* PROBLEM
Find each line with the word "that" and copy it.

* DATA SUPPLIED
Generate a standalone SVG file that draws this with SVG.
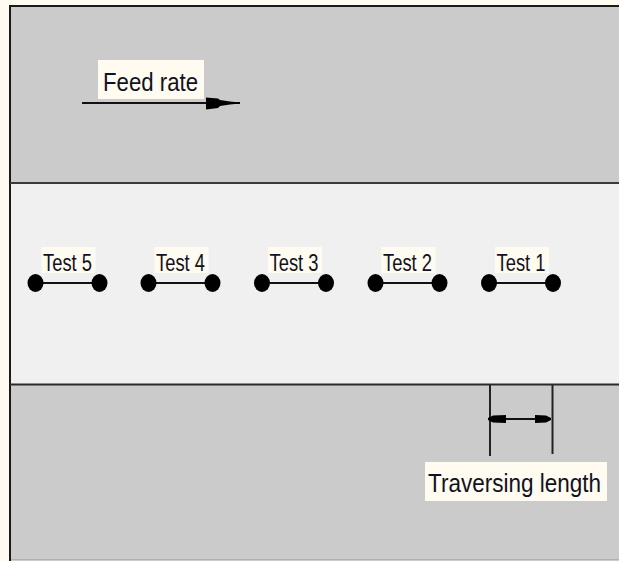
<svg xmlns="http://www.w3.org/2000/svg" width="619" height="561" viewBox="0 0 619 561">
<defs>
<style>
.lbl{fill:#FFFBF0}
.t{font-family:"Liberation Sans",Arial,sans-serif;fill:#111122}
.ln{stroke:#111;stroke-width:2;fill:none}
.dot{fill:#000}
.ah{fill:#000}
</style>
</defs>
<rect x="0" y="0" width="619" height="561" fill="#FFFBF0"/>
<g id="frame">
<rect x="10" y="6" width="640" height="600" fill="#CBCBCB" stroke="#1a1a1a" stroke-width="2"/>
<rect x="11" y="183" width="640" height="201" fill="#F0F0F0"/>
<line x1="10" y1="183" x2="619" y2="183" stroke="#3a3a3a" stroke-width="2"/>
<line x1="10" y1="384.5" x2="619" y2="384.5" stroke="#2a2a2a" stroke-width="2"/>
<line x1="11" y1="559.5" x2="619" y2="559.5" stroke="#b0b0b0" stroke-width="1"/>
</g>
<g id="feed-rate">
<rect class="lbl" x="98" y="60" width="106" height="39"/>
<text class="t" x="103" y="90.5" font-size="26" textLength="95" lengthAdjust="spacingAndGlyphs">Feed rate</text>
</g>
<g id="connectors">
<line class="ln" x1="82" y1="103" x2="240" y2="103"/>
<polygon class="ah" points="206,97.5 218,98.5 220,100 230,101.5 240,102.5 240,103.5 230,104.5 220,106 218,108 206,109.5"/>
<line x1="490" y1="385" x2="490" y2="456" stroke="#222" stroke-width="2"/>
<line x1="552.5" y1="385" x2="552.5" y2="454" stroke="#222" stroke-width="2"/>
<line class="ln" x1="488" y1="419" x2="551" y2="419"/>
<polygon class="ah" points="488,418 493,415.5 506,415 506,423 493,422.5 488,420"/>
<polygon class="ah" points="551,418 546,415.5 535,415 535,423 546,422.5 551,420"/>
</g>
<g id="test5">
<rect class="lbl" x="41.5" y="247" width="54" height="26"/>
<text class="t" x="43" y="271" font-size="23.5" textLength="49" lengthAdjust="spacingAndGlyphs">Test 5</text>
<line class="ln" x1="35.5" y1="283" x2="99.5" y2="283"/>
<ellipse class="dot" cx="35.5" cy="283" rx="8" ry="9"/>
<ellipse class="dot" cx="99.5" cy="283" rx="8" ry="9"/>
</g>
<g id="test4">
<rect class="lbl" x="154.5" y="247" width="54" height="26"/>
<text class="t" x="156" y="271" font-size="23.5" textLength="49" lengthAdjust="spacingAndGlyphs">Test 4</text>
<line class="ln" x1="148.5" y1="283" x2="212.5" y2="283"/>
<ellipse class="dot" cx="148.5" cy="283" rx="8" ry="9"/>
<ellipse class="dot" cx="212.5" cy="283" rx="8" ry="9"/>
</g>
<g id="test3">
<rect class="lbl" x="268" y="247" width="54" height="26"/>
<text class="t" x="269.5" y="271" font-size="23.5" textLength="49" lengthAdjust="spacingAndGlyphs">Test 3</text>
<line class="ln" x1="262" y1="283" x2="326" y2="283"/>
<ellipse class="dot" cx="262" cy="283" rx="8" ry="9"/>
<ellipse class="dot" cx="326" cy="283" rx="8" ry="9"/>
</g>
<g id="test2">
<rect class="lbl" x="381.5" y="247" width="54" height="26"/>
<text class="t" x="383" y="271" font-size="23.5" textLength="49" lengthAdjust="spacingAndGlyphs">Test 2</text>
<line class="ln" x1="375.5" y1="283" x2="439.5" y2="283"/>
<ellipse class="dot" cx="375.5" cy="283" rx="8" ry="9"/>
<ellipse class="dot" cx="439.5" cy="283" rx="8" ry="9"/>
</g>
<g id="test1">
<rect class="lbl" x="495" y="247" width="54" height="26"/>
<text class="t" x="496.5" y="271" font-size="23.5" textLength="49" lengthAdjust="spacingAndGlyphs">Test 1</text>
<line class="ln" x1="489" y1="283" x2="553" y2="283"/>
<ellipse class="dot" cx="489" cy="283" rx="8" ry="9"/>
<ellipse class="dot" cx="553" cy="283" rx="8" ry="9"/>
</g>
<g id="traversing-length">
<rect class="lbl" x="425" y="462" width="182" height="39"/>
<text class="t" x="428" y="492" font-size="26.5" textLength="173" lengthAdjust="spacingAndGlyphs">Traversing length</text>
</g>
</svg>
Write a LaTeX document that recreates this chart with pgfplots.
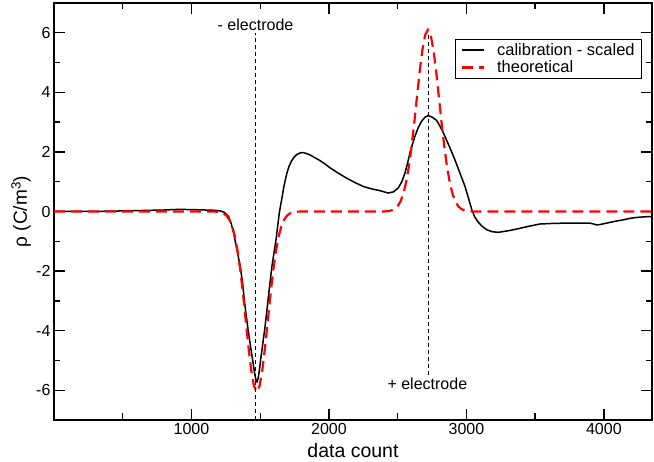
\documentclass[border=0pt]{standalone}
\usepackage{fontspec}
\setmainfont{Liberation Sans}
\usepackage{pgfplots}
\pgfplotsset{compat=1.18}
\begin{document}
\begin{tikzpicture}
\begin{axis}[
  name=ax,
  scale only axis, width=598pt, height=417pt,
  xmin=0, xmax=4350, ymin=-7, ymax=7,
  xtick={1000,2000,3000,4000}, xticklabels={1000,2000,3000,4000},
  minor xtick={500,1500,2500,3500},
  ytick={-6,-4,-2,0,2,4,6}, yticklabels={-6,-4,-2,0,2,4,6},
  minor ytick={-5,-3,-1,1,3,5},
  tick align=inside,
  major tick length=11pt, minor tick length=6.5pt,
  every tick/.style={black, line width=1.4pt},
  axis line style={line width=1.5pt},
  ticklabel style={font=\fontsize{16}{19}\selectfont},
  xlabel={data count},
  ylabel={ρ (C/m\textsuperscript{3})},
  xlabel style={font=\fontsize{19.5}{23}\selectfont, at={(axis description cs:0.5,-0.091)}, anchor=base},
  ylabel style={font=\fontsize{19}{23}\selectfont, at={(axis description cs:-0.0452,0.5)}, anchor=base, rotate=0},
  legend style={at={(axis description cs:0.9834,0.9137)}, anchor=north east, draw=black, line width=0.8pt,
    font=\fontsize{16.5}{19}\selectfont, inner xsep=6pt, inner ysep=3pt, row sep=2pt, column sep=11pt,
    nodes={inner sep=1pt}},
  legend cell align=left,
  legend image code/.code={\draw[#1] (0pt,0pt) -- (22pt,0pt);},
]
\addplot[black, line width=1.5pt] coordinates {
(0,0.0) (100,0.0) (200,0.0) (300,0.005) (400,0.01) (500,0.02) (600,0.03) (700,0.04) (800,0.05) (900,0.07) (1000,0.065) (1100,0.05) (1170,0.04) (1210,0.02) (1240,-0.03) (1270,-0.17) (1290,-0.42) (1307,-0.73) (1331,-1.29) (1355,-1.85) (1372,-2.41) (1387,-3.08) (1409,-3.87) (1430,-4.55) (1445,-4.98) (1460,-5.45) (1470,-5.68) (1477,-5.72) (1485,-5.6) (1495,-5.3) (1503,-4.98) (1520,-4.4) (1535,-3.87) (1549,-3.31) (1566,-2.6) (1585,-1.85) (1600,-1.4) (1615,-0.95) (1627,-0.5) (1639,-0.05) (1648,0.2) (1658,0.45) (1670,0.78) (1682,1.05) (1695,1.3) (1710,1.52) (1728,1.7) (1748,1.83) (1765,1.91) (1787,1.96) (1809,1.98) (1835,1.95) (1862,1.9) (1900,1.8) (1935,1.71) (1970,1.6) (2007,1.47) (2070,1.28) (2129,1.12) (2190,0.97) (2250,0.84) (2310,0.76) (2371,0.70) (2431,0.62) (2470,0.66) (2504,0.79) (2530,1.0) (2553,1.29) (2572,1.62) (2589,1.96) (2607,2.25) (2625,2.52) (2650,2.82) (2674,3.03) (2698,3.16) (2722,3.22) (2750,3.17) (2783,3.06) (2812,2.83) (2844,2.52) (2880,2.14) (2916,1.74) (2952,1.3) (2989,0.85) (3015,0.45) (3040,0.05) (3060,-0.18) (3085,-0.35) (3110,-0.48) (3150,-0.62) (3190,-0.68) (3231,-0.70) (3300,-0.65) (3365,-0.59) (3450,-0.50) (3535,-0.42) (3630,-0.40) (3729,-0.39) (3820,-0.39) (3898,-0.39) (3925,-0.42) (3947,-0.45) (3970,-0.44) (4020,-0.39) (4080,-0.33) (4140,-0.28) (4190,-0.23) (4238,-0.20) (4290,-0.18) (4335,-0.17) (4350,-0.165)
};
\addlegendentry{calibration - scaled}
\addplot[red, line width=2.2pt, dash pattern=on 11pt off 6pt] coordinates {
(0,0) (1155,0) (1195,-0.01) (1215,-0.03) (1235,-0.07) (1255,-0.14) (1275,-0.27) (1295,-0.48) (1315,-0.82) (1335,-1.31) (1355,-1.96) (1375,-2.77) (1395,-3.67) (1415,-4.57) (1435,-5.34) (1455,-5.86) (1475,-6.05) (1495,-5.86) (1515,-5.34) (1535,-4.57) (1555,-3.67) (1575,-2.77) (1595,-1.96) (1615,-1.31) (1635,-0.82) (1655,-0.48) (1675,-0.27) (1695,-0.14) (1715,-0.07) (1735,-0.03) (1755,-0.01) (1795,0) (2400,0) (2420,0.01) (2440,0.02) (2460,0.045) (2480,0.09) (2500,0.18) (2520,0.33) (2540,0.58) (2560,0.95) (2580,1.47) (2600,2.15) (2620,2.95) (2640,3.83) (2660,4.70) (2680,5.43) (2700,5.93) (2720,6.10) (2740,5.93) (2760,5.43) (2780,4.70) (2800,3.83) (2820,2.95) (2840,2.15) (2860,1.47) (2880,0.95) (2900,0.58) (2920,0.33) (2940,0.18) (2960,0.09) (2980,0.045) (3000,0.02) (3020,0.01) (3050,0) (4350,0)
};
\addlegendentry{theoretical}
\addplot[black, line width=0.8pt, dash pattern=on 4pt off 3pt, forget plot] coordinates {(1466,-7) (1466,6.0)};
\addplot[black, line width=0.8pt, dash pattern=on 4pt off 3pt, forget plot] coordinates {(2724,-5.49) (2724,6.0)};
\node[font=\fontsize{16}{19}\selectfont, anchor=base] at (axis cs:1466,6.08) {- electrode};
\node[font=\fontsize{16}{19}\selectfont, anchor=base] at (axis cs:2716,-5.99) {+ electrode};
\end{axis}
\pgfresetboundingbox
\path ([shift={(-54pt,-42pt)}]ax.south west) rectangle ([shift={(2pt,3pt)}]ax.north east);
\end{tikzpicture}
\end{document}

* TASK SOLUTION
Generate a standalone SVG file that draws this with SVG.
Write a LaTeX document that recreates this chart with pgfplots.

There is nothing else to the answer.